Modern printing technologies make it very easy for a 40,000-subscriber magazine to send out a different cover to each and every subscriber. It's just a matter of doing a 40,000 page run of each of the "customized" sets of pages with the image database available, and then the common pages can be wrapped around after printing them the typical way. Here's the homepage for VIPP, Xerox's technology for doign such "variable data" printing jobs on its industrial class printing products.
I think the point is some people don't think about/realize that the ability to integrate information like that is so easy.
Plus its pretty damn cool they can demand print the magazine covers.
Obviously its a stunt, though... anyone who subscribes to a libertarian magazine probably understands those issues anyway... its a rallying call for them.
The problem with this stunt is that it is a harbinger of things to come. When marketers are able to fully customize each page of a magazine to appeal to a particular consumer, they will acquire a lot of personal information from tens or hundreds of different marketing databases in order to do so.
In essence, the improvements in printing technology that made this possible will contribute to the proliferation of your personal information.
The only way to solve this is to implement EU-style privacy protections at the Federal level. We need to ask ourselves - who's looking out for you? It's obviously not our government.
There is Constitutional "right to privacy". Some try to conjure one out of the Ninth Amendment, but the same tactic can be used to conjure a "right to security" or something else that cancels it out. Some try to conjure it out of the 4th Amendment, but it is a real stretch to apply this to information that is hundreds of miles from your house and person.
I think there should be a "right to privacy", but it just isn't there in the Constitution. Judges who conjure one out of thin air can just as easily make it go away. For such things, we should rely on the amendment process, not the fickle imagination of judges.
Ostensibly, the main idea was to make readers more aware of the realities of living life as a row in a database. But then there's Chief Editor Gillispie's closing quote: "What if you received a magazine that only had stories and ads that you were interested in and pertained to you? That would be a magazine that everyone would want to read." This seems to indicate a conflict of interests; that Reason recognizes the peril, but can't help but consider the possibilities of catering to individual readers by exploiting personal data.

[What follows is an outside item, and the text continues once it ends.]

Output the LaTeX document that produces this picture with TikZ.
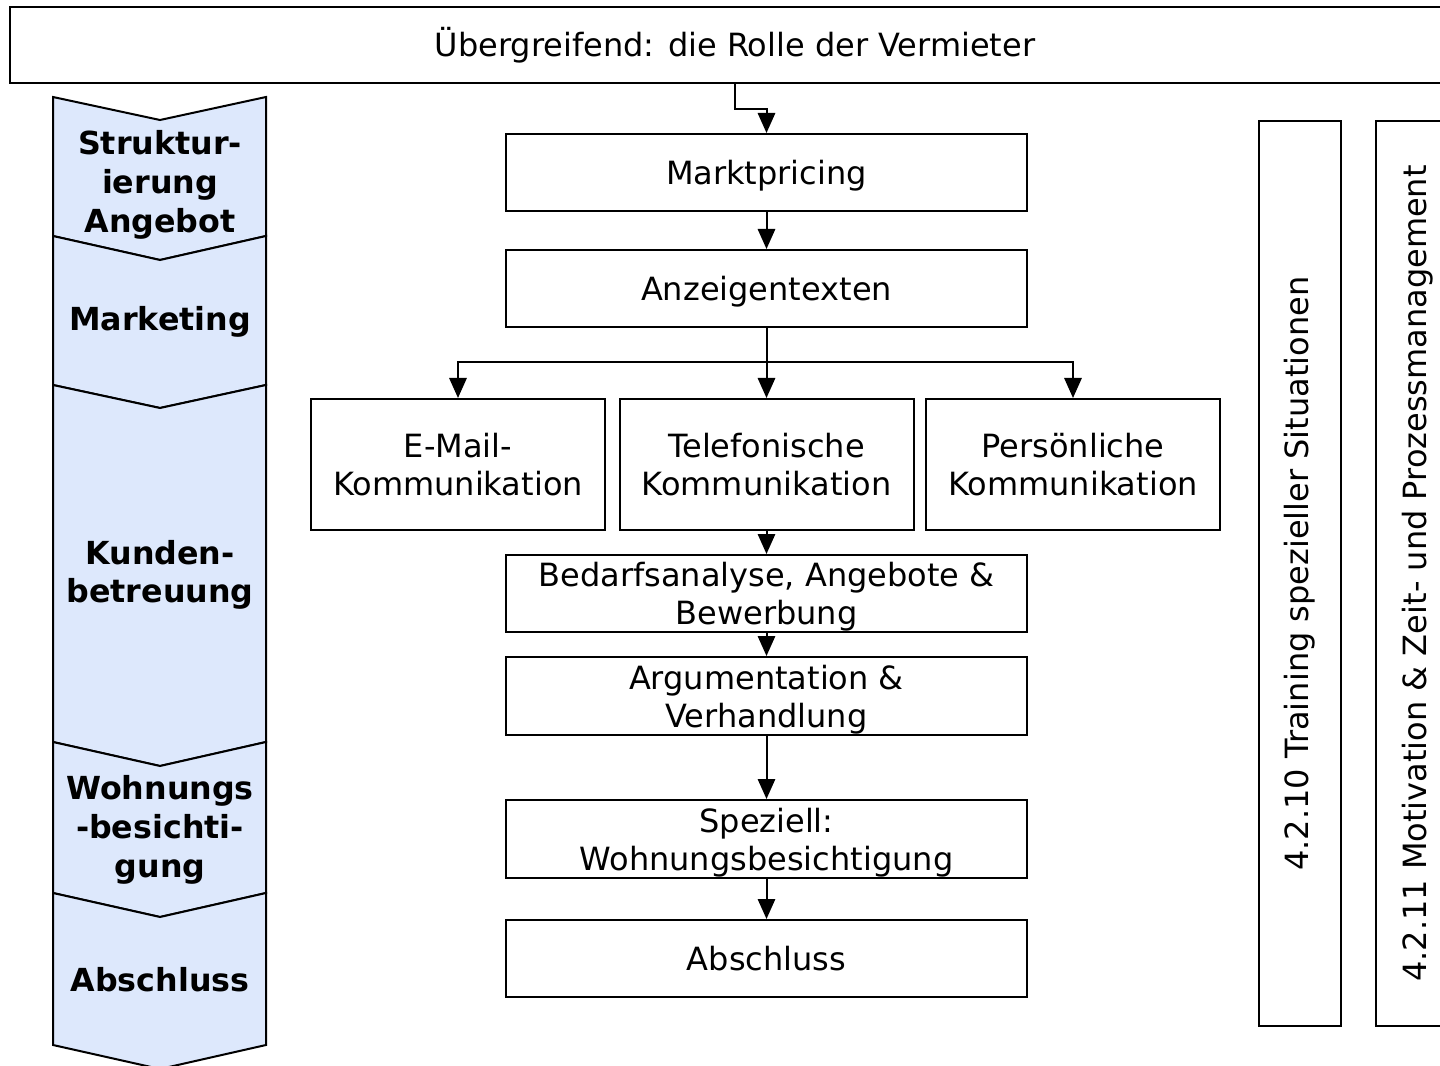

Of course, this attempt at pandering generally fails in my experience. My being interested in 'Gardening' or 'Outdoor Life' is lightyears away from wanting a subscription to Better Homes and Gardens or Sports Illustrated, personalization or no. This is due to the critical distinction between essence and product.
The phrase "Free Minds, Free Markets" also seems to me to be a contradiction in terms, although "Free Markets" leaves room for interpretation. I guess I'm reading this wrong, because to my mind, the notion of individuality resists the concept of demographic marketing, no matter how "free."

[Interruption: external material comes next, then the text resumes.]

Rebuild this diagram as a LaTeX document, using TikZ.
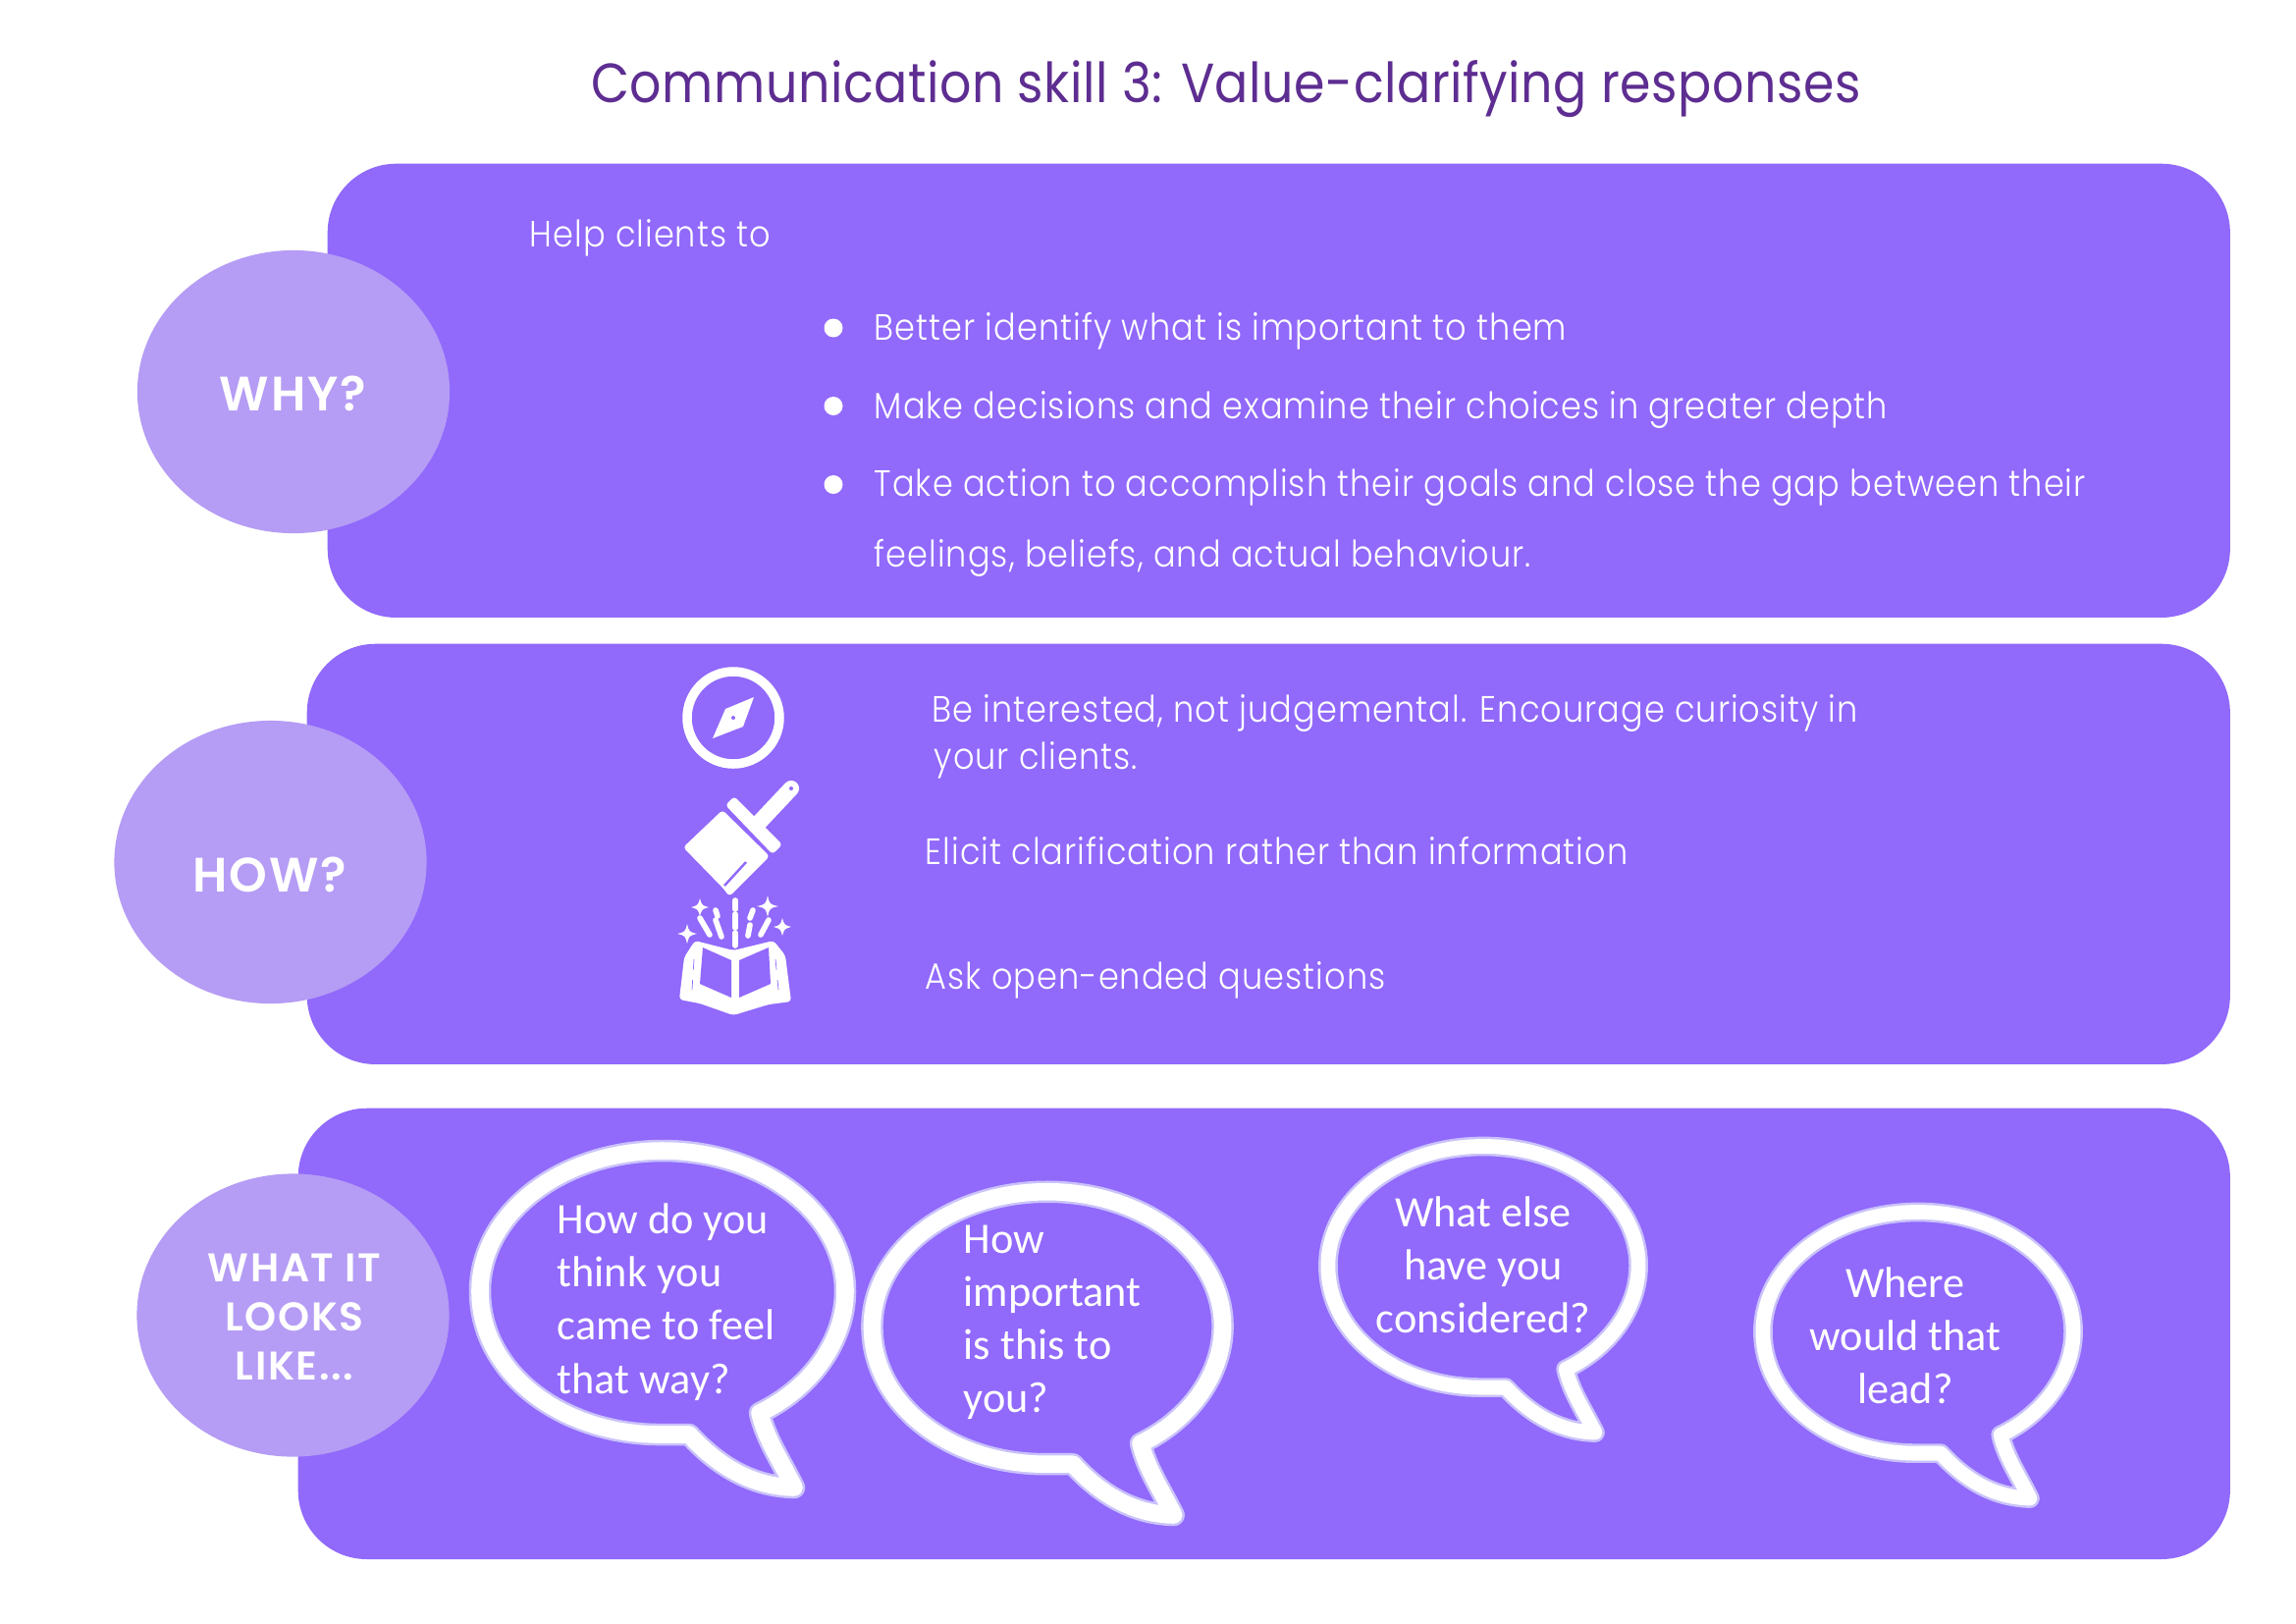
\documentclass[tikz,border=0pt]{standalone}
\usepackage{fontspec}
\usetikzlibrary{shapes.geometric}
\setmainfont{Poppins Light}[FakeStretch=0.9,LetterSpace=2.8]
\newfontfamily\titlefont{Poppins}[FakeStretch=0.9,LetterSpace=1]
\newfontfamily\bubblefont{Carlito}
\newfontfamily\labelfont{Poppins SemiBold}[LetterSpace=4]
\definecolor{panelfill}{HTML}{9169FB}
\definecolor{ovalfill}{HTML}{B59CF5}
\definecolor{titleink}{HTML}{5E2D91}
\definecolor{haloink}{HTML}{C9C2FB}
\tikzset{
    x=0.01cm,y=-0.01cm,
    panel/.style={fill=panelfill,rounded corners=0.7cm,anchor=north west},
    oval/.style={ellipse,fill=ovalfill,inner sep=0pt,minimum width=3.18cm,minimum height=2.88cm},
    ovaltext/.style={text=white,inner sep=0pt,align=center,font=\labelfont\fontsize{14}{14.2}\selectfont},
    body/.style={text=white,anchor=base west,inner sep=0pt,font=\fontsize{10.6}{13}\selectfont},
    dotmark/.style={circle,fill=white,inner sep=0pt,minimum size=0.19cm},
    talk/.style={text=white,inner sep=0pt,font=\bubblefont\fontsize{12.6}{15.4}\selectfont},
    pics/bubble/.style={code={
        \draw[white,line join=round,preaction={draw=haloink,line join=round,line width=\pgflinewidth+0.7pt}] (99,124) .. controls (153,98) and (186,49) .. (186,0)
            .. controls (186,-79) and (103,-143) .. (0,-143)
            .. controls (-103,-143) and (-186,-79) .. (-186,0)
            .. controls (-186,82) and (-105,145) .. (-5,146) -- (27,146)
            .. controls (60,182) and (95,199) .. (134,200)
            .. controls (120,172) and (105,150) .. cycle;
    }}
}
\begin{document}
\begin{tikzpicture}
    \useasboundingbox[fill=white] (0,0) rectangle (2339,1653);
    \node[text=titleink,font=\titlefont\fontsize{16}{18}\selectfont] (title) at (1249,91) {Communication skill 3: Value-clarifying responses};

    \node[panel,minimum width=19.37cm,minimum height=4.62cm] (whypanel) at (333,166) {};
    \node[panel,minimum width=19.58cm,minimum height=4.28cm] (howpanel) at (312,655) {};
    \node[panel,minimum width=19.67cm,minimum height=4.59cm] (lookspanel) at (303,1128) {};
    \node[oval] (why) at (299,399) {};
    \node[oval] (how) at (275.5,878) {};
    \node[oval] (looks) at (298.5,1339.5) {};
    \node[ovaltext] (whylabel) at (298.5,400.5) {WHY?};
    \node[ovaltext] (howlabel) at (275,891) {HOW?};
    \node[ovaltext,font=\labelfont\fontsize{11.6}{14.2}\selectfont] (lookslabel) at (300,1341) {WHAT IT\\LOOKS\\LIKE...};

    % why panel
    \node[body] (helptext) at (539,251.5) {Help clients to};
    \node[dotmark] (dota) at (849,334) {};
    \node[dotmark] (dotb) at (849,413.5) {};
    \node[dotmark] (dotc) at (849,493.5) {};
    \node[body] (linea) at (890,346) {Better identify what is important to them};
    \node[body] (lineb) at (890,426.5) {Make decisions and examine their choices in greater depth};
    \node[body] (linec) at (890,505) {Take action to accomplish their goals and close the gap between their};
    \node[body] (lined) at (890,577) {feelings, beliefs, and actual behaviour.};

    % how panel
    \node[body] (howa) at (949,735.5) {Be interested, not judgemental. Encourage curiosity in};
    \node[body] (howb) at (951,783.5) {your clients.};
    \node[body] (howc) at (942,880.5) {Elicit clarification rather than information};
    \node[body] (howd) at (942,1007) {Ask open-ended questions};

    % compass
    \draw[white,line width=2.7pt] (747,731) circle (47);
    \fill[white] (768,710) -- (739,722) -- (726,752) -- (757,740) -- cycle;
    \fill[panelfill] (747,731) circle (2);

    % brush
    \draw[white,line width=4.6pt,line cap=round] (806,803) -- (773,838);
    \fill[panelfill] (806,803) circle (2);
    \fill[white,rounded corners=1pt] (739,820) -- (748,811) -- (797,860) -- (787,870) -- cycle;
    \fill[white,rounded corners=1pt] (736,825) -- (784,872) -- (743,913) -- (737,905) -- (696,863) -- cycle;
    \draw[panelfill,line width=0.7pt] (760,878) -- (738,902);

    % book
    \fill[white,rounded corners=1pt] (692,1018) -- (697,975) -- (708,958) -- (747,968) -- (788,958) -- (800,973) -- (806,1020) -- (783,1023) -- (747,1034) -- (713,1022) -- cycle;
    \fill[panelfill] (716,965) -- (745,978) -- (745,1016) -- (713,1002) -- cycle;
    \fill[panelfill] (753,978) -- (783,965) -- (785,1002) -- (753,1016) -- cycle;
    \draw[panelfill,line width=0.2pt,dashed] (707,977) -- (705,1008);
    \draw[panelfill,line width=0.2pt,dashed] (790,977) -- (793,1008);
    \foreach \sx/\sy/\sr in {713/924/9,700/951/10,782/923/11,797/944/9}{
        \fill[white] (\sx-\sr,\sy) .. controls (\sx-2,\sy-2) .. (\sx,\sy-\sr) .. controls (\sx+2,\sy-2) .. (\sx+\sr,\sy) .. controls (\sx+2,\sy+2) .. (\sx,\sy+\sr) .. controls (\sx-2,\sy+2) .. cycle;
    }
    \foreach \ax/\ay/\bx/\by in {713/935/723/952,729/937/735/954,729/927/731/933,767/927/764/935,764/942/762/953,783/937/775/952,749/917/749/926,749/931/749/945,749/950/749/963}{
        \draw[white,line width=1.6pt,line cap=round] (\ax,\ay) -- (\bx,\by);
    }

    % bubbles
    \pic[line width=5pt] at (675,1315) {bubble};
    \pic[scale=0.96,line width=5pt] at (1067,1351) {bubble};
    \pic[scale=0.85,line width=4.2pt] at (1511,1289) {bubble};
    \pic[scale=0.85,line width=4.2pt] at (1954,1356) {bubble};
    \node[talk,align=left,anchor=west] (talka) at (567,1326) {How do you\\think you\\came to feel\\that way?};
    \node[talk,align=left,anchor=west] (talkb) at (981,1347) {How\\important\\is this to\\you?};
    \node[talk,align=center] (talkc) at (1511,1288) {What else\\have you\\considered?};
    \node[talk,align=center] (talkd) at (1941,1360) {Where\\would that\\lead?};
\end{tikzpicture}
\end{document}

Any opinion you like, as long as it's capitalist extremism.
Doesn't it make you feel good to know that our freedoms are protected by politicans, lawyers and journalists.
This will make it all the more impressive when your home's photo is on your cover anyhow.
I doubt it's that hard to cross your PO box with a dozen other databases. Do you use a different box for your Reason account than for other mail? Have you ever given anyone your current geographic address?
Face it, in this modern world it's only a few minutes for a determined adversary from any piece of identifying info to lat/long for the incoming ordinance.
The resolution doesn't look very good based on the photo. Looks like very coarse black and white photo? Old weather satillite data? So what?
It doesn't like like 1m resolution, color, recent photos. This is like the weatherman getting up and circling your city and saying "we know where you live".
BFD.
That'd be a magazine that only you wanted to read.
terraserver.microsoft.com. Big deal.
The only worthwhile topic of this article is that printing technology has come down to a point where they can print a customized cover for every subscriber. Now that's amazing.
What happens if you're a subscriber but your copy has the house & name of someone else? Isn't that against some kind of privacy law for which NY Times could potentially be sued?